Alternative intimacies in the nature network
If you are looking for me these days, I have probably gone running. The conundrums I face on the page send me rushing outside and on to the trail, running in the hills and half-turns behind my home. Am I running towards something or away? All I know is that I am out of breath and it’s time to slow down.
AI - Artificial Intelligence - is grabbing us by the head and shoulders and rummaging about in our imagination. Life is abuzz with AI right now, and it’s leaving us all standing on the precipice of a harsh in-between, commanding us to rush, to catch up, to keep speed, to quicken our pace.
In her book Alone Together, Sherry Turkle writes about the way the pace of technology “proposes itself as the architect of our intimacies.” It seduces us, she says, in a way “that puts the real on the run”. Turkle is worried about computers and people and what this combination is doing to our sense of being human, what it is doing to our relationships, what it is doing to our ability to have a conversation, to be intimate.1
Perhaps then, AI also stands for alternative intimacies.
My thinking-as-writing requires a wandering pace. It meanders, shuffles, takes detours to where its heart desires. I am a slow-world writer in a place where technology is fast-slicing through the grammar of our lives.

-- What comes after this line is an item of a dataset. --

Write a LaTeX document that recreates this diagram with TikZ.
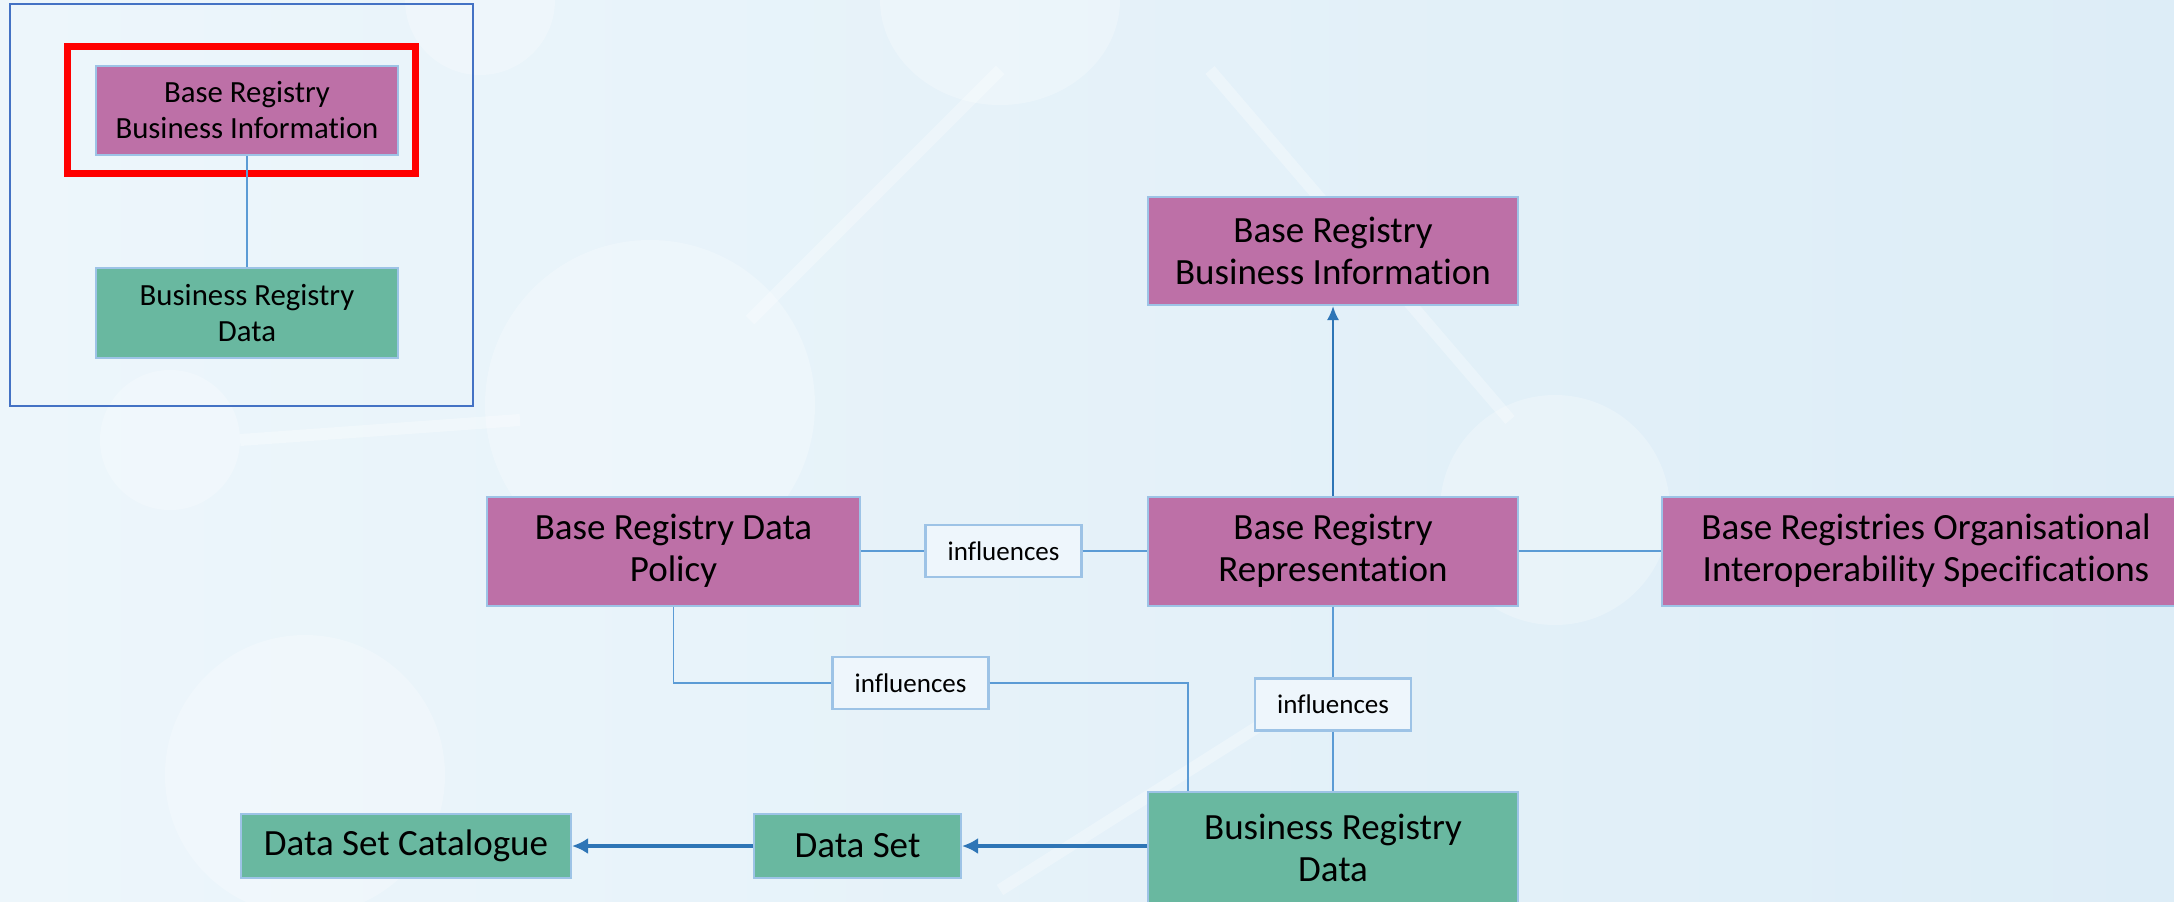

I came across the words of Amy Dobson, an Australian media lecturer and expert in gender politics, youth, and social media, this week while searching for better ways to explain my research into women’s online testimonies of sexual assault. Dobson urges researchers, stakeholders and activists to “slow down” when considering the implications of young women’s media practices.2 Philosopher Michelle Boulous Walker is on the same page; she encourages “slow reading”, that is, “to read carefully, to reread and return to what one reads”. Conditions of time stress, says Boulous Walker, make it harder to think along new paths, “to innovate, to question, to challenge”.3 She points to Virginia Woolf’s words in the essay How to Read a Book4:
Wait for the dust of reading to settle; for the conflict and the questioning to die down; walk, talk, pull the dead petals from a rose, or fall asleep. Then suddenly without our willing it, for it is thus that Nature undertakes these transitions, the book will return, but differently. Virginia Woof, 1925, "How to Read a Book"
To think differently is to think slowly. Nature works slowly. And so, I too have turned to the natural world for answers, to its never-ending slow-down cycle of creativity and connection. It all happens at an imperceptible pace.
A nature narrative might help to harness the digital detours the world is taking. I think about this while wandering in the bush, amongst the banksias and the boronias. Nature insists we slow down, that we don’t be so quick to judge. Nature is deep thinking and slow reading.
Sherry Turkle, 2011, Alone Together: Why we expect more from technology and less from each other.
Amy Dobson, 2015, Post-feminist Digital Cultures: Femininity, Social Media and Self-Representation.
Michelle Boulous Walker, 2016, Slow Philosophy: Reading Against the Institution.
Virginia Woolf, 1925, “How to Read a Book” in The Common Reader.